Why did Dieselnoi retire?
Dieselnoi was forced into retirement not by defeat but by the absence of challengers. His dominance in the clinch and his knee game were so complete that fighters at the lightweight limit declined to face him. The record books do not contain a fighter who beat him for the title. He left the sport at his absolute peak with the belt still in his possession, which makes his story one of the more unusual in the history of combat sports, and one of the most compelling arguments for just how dominant he truly was.
What style did Dieselnoi use?
Dieselnoi was the archetypal Muay Khao fighter, building his game entirely around knee strikes from the clinch. His height, which was exceptional for the lightweight division, gave him a natural leverage advantage in the neck tie position, and he used it to control opponents at close range and punish them with upward and diagonal knees over sustained clinch exchanges. His style was less about spectacular finishes and more about the systematic accumulation of damage that made it impossible for opponents to compete in the later rounds.

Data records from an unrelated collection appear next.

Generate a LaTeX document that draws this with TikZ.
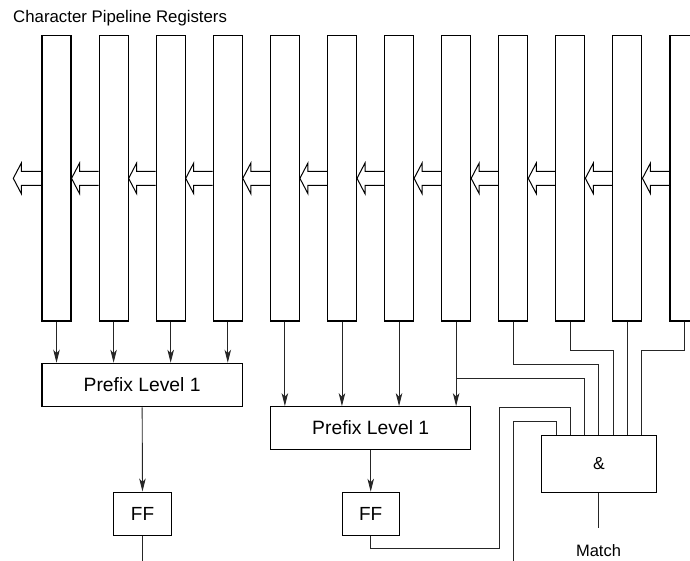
\documentclass[tikz,border=0pt]{standalone}
\usepackage{fontspec}
\setmainfont{Liberation Sans}
\usetikzlibrary{arrows.meta,calc}
\tikzset{
  reg/.style={draw, line width=1.1pt, minimum width=29pt, minimum height=285.3pt, inner sep=0pt, fill=white},
  blk/.style={draw, line width=1.1pt, inner sep=0pt, fill=white},
  wire/.style={line width=0.9pt, black!85},
  arr/.style={wire, -{Stealth[length=13pt, width=6.5pt, inset=3.5pt]}},
  hollow/.style={line width=1pt, black},
}
\begin{document}
\begin{tikzpicture}[x=1pt, y=-1pt]
\useasboundingbox (0,0) rectangle (690,561);
\clip (0,0) rectangle (690,561);
\fill[white] (0,0) rectangle (690,561);

\node[anchor=base west, inner sep=0pt, font=\fontsize{16.8}{19}\selectfont] (title) at (13,22.7) {Character Pipeline Registers};

% registers
\foreach \i in {1,...,12} {
  \node[reg] (r\i) at ({56.5+57.09*(\i-1)},178.35) {};
}

% hollow shift arrows
\foreach \i [evaluate=\i as \j using int(\i+1)] in {1,...,11} {
  \draw[hollow] ($(r\j.west)+(0,-7)$) -- ($(r\i.east)+(8,-7)$) -- ($(r\i.east)+(8,-15.3)$)
    -- (r\i.east) -- ($(r\i.east)+(8,15.3)$) -- ($(r\i.east)+(8,7)$) -- ($(r\j.west)+(0,7)$);
}
\coordinate (out) at (13.3,178.35);
\draw[hollow] ($(r1.west)+(0,-7)$) -- ($(out)+(8,-7)$) -- ($(out)+(8,-15.3)$)
  -- (out) -- ($(out)+(8,15.3)$) -- ($(out)+(8,7)$) -- ($(r1.west)+(0,7)$);

% blocks
\node[blk, minimum width=200.3pt, minimum height=43.4pt, font=\fontsize{19.3}{22}\selectfont] (p1) at (142.15,385) {Prefix Level 1};
\node[blk, minimum width=200pt, minimum height=42.6pt, font=\fontsize{19.3}{22}\selectfont] (p2) at (370.7,428) {Prefix Level 1};
\node[blk, minimum width=57.6pt, minimum height=43.3pt, font=\fontsize{19}{22}\selectfont] (ff1) at (142.5,513.7) {FF};
\node[blk, minimum width=56.7pt, minimum height=43pt, font=\fontsize{19}{22}\selectfont] (ff2) at (370.7,513.8) {FF};
\node[blk, minimum width=114.3pt, minimum height=57pt, font=\fontsize{17.5}{20}\selectfont] (and) at (598.9,463.8) {\&};
\node[inner sep=0pt, font=\fontsize{16.5}{19}\selectfont] (match) at (598.5,550.7) {Match};

% AND inputs
\foreach \k [count=\n] in {-3,...,3} {
  \coordinate (a\n) at ([xshift={\k*14.28pt}]and.north);
}

% register -> prefix
\foreach \i in {1,...,4} { \draw[arr] (r\i.south) -- (r\i.south |- p1.north); }
\foreach \i in {5,...,8} { \draw[arr] (r\i.south) -- (r\i.south |- p2.north); }

\draw[arr] (p1.south) -- (ff1.north);
\draw[arr] (p2.south) -- (ff2.north);

\coordinate (ffo) at (142.5,565);
\draw[wire] (ff1.south) -- (ffo);

% branches into AND
\coordinate (b8) at ($(r8.south)+(0,57.3)$);
\draw[wire] (b8) -| (a3);
\draw[wire] (r9.south) -- ++(0,42.7) -| (a4);
\draw[wire] (r10.south) -- ++(0,28.7) -| (a5);
\draw[wire] (r11.south) -- (r11.south |- and.north);
\draw[wire] (r12.south) -- ++(0,28.7) -| (a7);

\coordinate (q1) at (499.3,548.3);
\coordinate (q2) at (499.3,407.3);
\draw[wire] (ff2.south) |- (q1) -- (q2) -| (a2);

\coordinate (e0) at (513.3,565);
\coordinate (e1) at (513.3,421);
\draw[wire] (e0) -- (e1) -| (a1);

\coordinate (mo) at ($(and.south)+(0,35)$);
\draw[wire] (and.south) -- (mo);
\end{tikzpicture}
\end{document}
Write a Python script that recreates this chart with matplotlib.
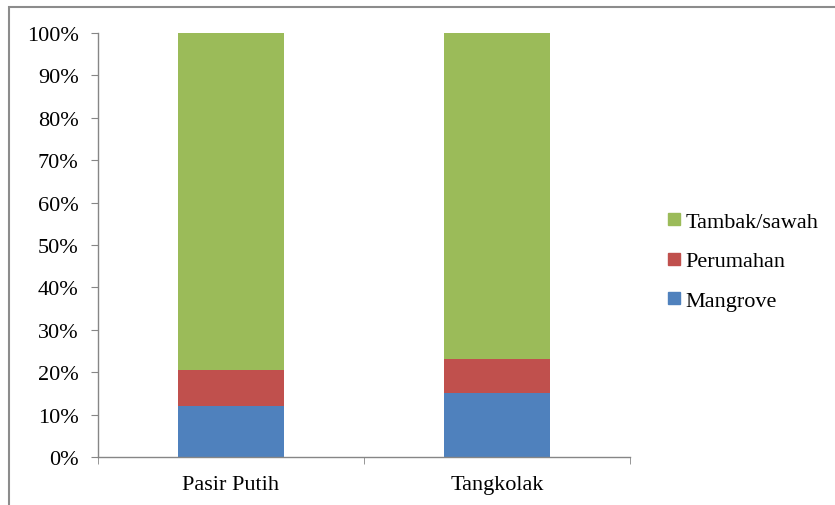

Did Dieselnoi beat Samart Payakaroon?
Yes. On December 24, 1982, Dieselnoi faced Samart Payakaroon at Rajadamnern Stadium in a fight that drew extraordinary attention. Samart was one of the most technically gifted fighters of his generation and was considered a serious rival to Dieselnoi's dominance. Dieselnoi won convincingly. The bout is remembered as one of the defining performances of the era and cemented Dieselnoi's reputation as the leading fighter of his weight class.
How does Dieselnoi rank among the greatest Muay Thai fighters ever?
Dieselnoi is consistently placed in the highest tier of all-time Muay Thai fighters, alongside names like Samart Payakaroon, Namsaknoi Yudthagarngamtorn, and Somrak Khamsing. What makes the ranking discussion interesting is that his record includes no defeat at the peak of his career. The argument for placing him at the very top rests on the combination of his unbeaten run, the quality of the opponents he faced, and the specific form of his dominance: not winning narrowly but winning so thoroughly that the division ran out of challengers.